After his death Botha was also praised for taking the first steps towards moving the country towards a peaceful transition from apartheid - though many still remembered with bitterness the brutality of his rule.
Much of the three decades Nelson Mandela spent as a political prisoner was under Botha's rule. But the first leader of a democratic South Africa, revered for preaching racial unity over revenge, was among the first to honour Botha.
Mandela said Botha's death should serve as a reminder of "how South Africans from all persuasions ultimately came together to save our country from self-destruction". Others were less forgiving and some South Africans questioned the government's decision to honour Botha with the offer of a state funeral, which his family has declined.
"His hands were stained with the blood of hundreds who were murdered during the struggle for democracy and liberation under his presidency," the COSATU union said in a statement. "Any small reforms which occurred during P.W. Botha's presidency took place in spite of rather than because of his intentions," said the group, which campaigned for many banned political parties at the height of anti-apartheid resistance in the 1980s.

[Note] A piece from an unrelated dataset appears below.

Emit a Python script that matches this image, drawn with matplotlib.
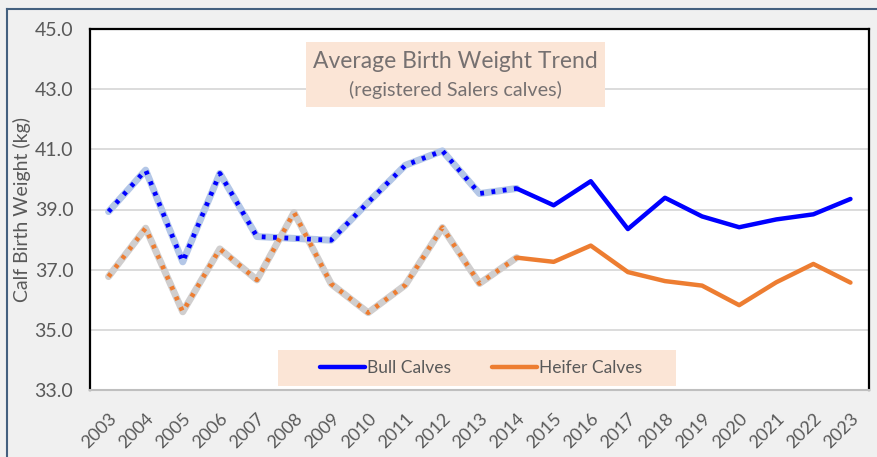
import matplotlib
matplotlib.use("Agg")
import matplotlib.pyplot as plt
from matplotlib.patches import Rectangle
from matplotlib.lines import Line2D

plt.rcParams['font.family'] = ['Lato', 'DejaVu Sans']

years = [str(y) for y in range(2003, 2024)]
bull = [38.93, 40.31, 37.26, 40.20, 38.10, 38.04, 37.98, 39.24, 40.47, 40.95, 39.53,
        39.70, 39.14, 39.94, 38.35, 39.39, 38.77, 38.41, 38.67, 38.84, 39.35]
heifer = [36.77, 38.38, 35.60, 37.69, 36.66, 38.90, 36.53, 35.57, 36.49, 38.40, 36.54,
          37.40, 37.26, 37.80, 36.92, 36.62, 36.47, 35.82, 36.58, 37.19, 36.57]
split_year = "2014"

text_gray = '#595959'
title_gray = '#767171'
panel_fill = '#fbe5d6'

fig = plt.figure(figsize=(8.77, 4.57), dpi=100, facecolor='#f0f0f0')
W, H = 877, 457

# outer chart frame
fig.add_artist(Line2D([7 / W, 7 / W], [0, 1 - 9 / H], color='#44607f', lw=1.5,
                      transform=fig.transFigure))
fig.add_artist(Line2D([7 / W, 1], [1 - 9 / H, 1 - 9 / H], color='#44607f', lw=1.5,
                      transform=fig.transFigure))

ax = fig.add_axes([90 / W, 1 - 390 / H, (869 - 90) / W, (390 - 29) / H])
ax.set_facecolor('white')

x = list(range(len(years)))
k = years.index(split_year)

# earlier years: light wide stroke with short coloured dashes on top
ax.plot(x[:k + 1], bull[:k + 1], color='#b4c7e7', lw=5.0, solid_capstyle='round',
        solid_joinstyle='round', zorder=3)
ax.plot(x[:k + 1], bull[:k + 1], color='#0000ff', lw=3.4, linestyle=(0, (0.8, 1.6)),
        dash_capstyle='butt', zorder=4)
ax.plot(x[:k + 1], heifer[:k + 1], color='#d0cece', lw=5.0, solid_capstyle='round',
        solid_joinstyle='round', zorder=3)
ax.plot(x[:k + 1], heifer[:k + 1], color='#ed7d31', lw=3.4, linestyle=(0, (0.8, 1.6)),
        dash_capstyle='butt', zorder=4)

# recent years: solid lines
ax.plot(x[k:], bull[k:], color='#0000ff', lw=3.2, solid_capstyle='round',
        solid_joinstyle='round', zorder=3)
ax.plot(x[k:], heifer[k:], color='#ed7d31', lw=3.2, solid_capstyle='round',
        solid_joinstyle='round', zorder=3)

ax.set_xlim(-0.5, len(years) - 0.5)
ax.set_ylim(33, 45)
yt = [33, 35, 37, 39, 41, 43, 45]
ax.set_yticks(yt)
ax.set_yticklabels([f"{v:.1f}" for v in yt])
ax.set_xticks(x)
ax.set_xticklabels(years, rotation=45, ha='right', va='top', rotation_mode='anchor')
ax.tick_params(axis='both', length=0, colors=text_gray)
ax.tick_params(axis='y', pad=12, labelsize=14)
ax.tick_params(axis='x', pad=15, labelsize=13)

ax.grid(axis='y', color='#d9d9d9', lw=1.3, zorder=0)
ax.set_axisbelow(True)
for side in ['left', 'top', 'right']:
    ax.spines[side].set_color('black')
    ax.spines[side].set_linewidth(1.6)
ax.spines['bottom'].set_color('#bfbfbf')
ax.spines['bottom'].set_linewidth(1.5)

fig.text(22 / W, 1 - 210 / H, 'Calf Birth Weight (kg)', rotation=90, ha='center',
         va='center', color=text_gray, fontsize=14)

# title panel
fig.add_artist(Rectangle((306 / W, 1 - 107 / H), (605 - 306) / W, (107 - 42) / H,
                         transform=fig.transFigure, facecolor=panel_fill,
                         edgecolor='none', zorder=5))
fig.text(455 / W, 1 - 62 / H, 'Average Birth Weight Trend', ha='center', va='center',
         color=title_gray, fontsize=16.5, zorder=6)
fig.text(455 / W, 1 - 90 / H, '(registered Salers calves)', ha='center', va='center',
         color=title_gray, fontsize=14.2, zorder=6)

# legend panel
fig.add_artist(Rectangle((278 / W, 1 - 386 / H), (676 - 278) / W, (386 - 350) / H,
                         transform=fig.transFigure, facecolor=panel_fill,
                         edgecolor='none', zorder=5))
handles = [Line2D([], [], color='#0000ff', lw=3.2, solid_capstyle='round'),
           Line2D([], [], color='#ed7d31', lw=3.2, solid_capstyle='round')]
leg = fig.legend(handles, ['Bull Calves', 'Heifer Calves'], loc='center',
                 bbox_to_anchor=(481 / W, 1 - 368 / H), ncol=2, frameon=False,
                 fontsize=12.5, handlelength=2.6, handletextpad=0.1,
                 columnspacing=2.35, labelcolor=text_gray)
leg.set_zorder(6)

fig.savefig('out.png', dpi=100, facecolor=fig.get_facecolor())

Botha ordered army crackdowns to quell township protests against his government, but later initiated secret talks with the African National Congress (ANC) which eventually led to democracy under Mandela.
After the first all-race poll marking the end of apartheid in 1994, Botha was angry about what he called his people's isolation in the "new" South Africa and rejected the Truth and Reconciliation Commission set up to probe apartheid abuses.
South Africa's presidency said in a statement his family had turned down a state funeral but flags at government buildings would fly at half-staff from Thursday until his November 8 funeral.